By the way, gardeners: if you have garlic planted in your garden, it’s time to pull it out. And if you want to plant some garlic for next year, start thinking about it now. Garlic is planted in October, which means soon you will need to figure out where to plant it and prepare the ground accordingly. The best place to grow garlic is where your useless lawn currently resides – especially if it gets good sun. Garlic looks beautiful along your sidewalk all spring and half of summer, like a big field of lilies. Garlic is, in fact, a member of the lily family, drop-dead gorgeous if you let it flower (Which I don’t – makes the bulb smaller).


Why am I telling you all of this now? Well, when October rolls around, it will be too late to convert a piece of your lawn into garlic ground without a tragically heroic effort. But if you cover the ground right now with heavy-duty black or clear plastic (from the hardware or garden store), by the end of the summer the sod will be gone and the ground will have effortlessly converted itself to fertile worm shit, ideal for planting. By this time next year, you will have your own crop of new garlic.

However you acquire your new garlic, you have many options for cooking it. I like a dish that presents the garlic, rather than just uses it. This means large pieces, even whole cloves – heck, even whole bulbs. You can go big with garlic, peeled or unpeeled, into just about anything: lasagna, soup, curry, and baked or broiled meat. When that soft garlic finds your mouth you will be glad.
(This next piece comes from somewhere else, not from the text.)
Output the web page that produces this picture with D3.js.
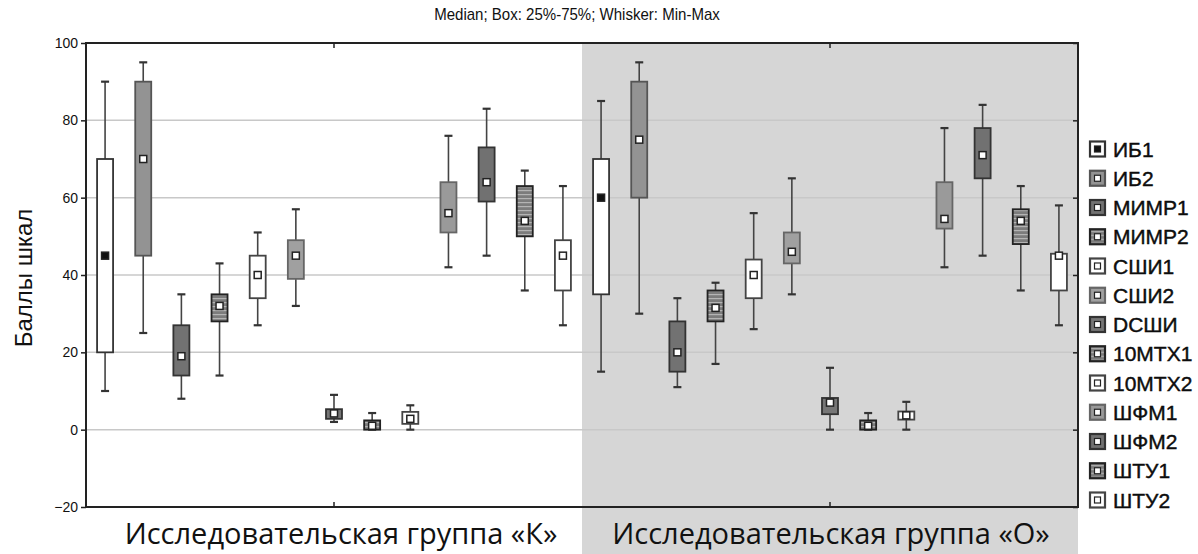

Here’s a simple new garlic summer stir-fry recipe that will serve four people. At the farmers’ market, buy 2 to 4 bulbs of new garlic, 1 to 2 pounds snap peas (the exact amount of peas depends on how many you eat on the way home) and a big head of cauliflower. Or buy whatever stir-fry vegetables you want: broccoli, zucchini, celery, peppers ... .

Thinly slice your cloves of new garlic lengthwise, so they look like little guitar picks. Leave a few cloves whole.

Fry the chopped pieces of a slice or two of bacon in 2 tablespoons sunflower oil over medium/high heat (skip the bacon if you must). As the bacon gets crispy, add some thinly sliced ginger and your whole garlic cloves. After about three minutes, add ¼ cup peanuts and stir vigilantly ’till they start to brown. Then add your sliced garlic, keeping the pan moist with cider vinegar, rice vinegar, or white wine. When the garlic slices start to turn translucent, add the cauliflower a minute before the peas, stirring constantly. As soon – and I mean, AS SOON – as the peas start to turn neon green, add ¼ cup oyster sauce, drop the heat to low, and stir. (Some veggies, like zucchini, like to be cooked longer than peas.) Sprinkle with minced raw garlic if you wish, or co-munch with a clove. Present your new garlic stir-fry with rice.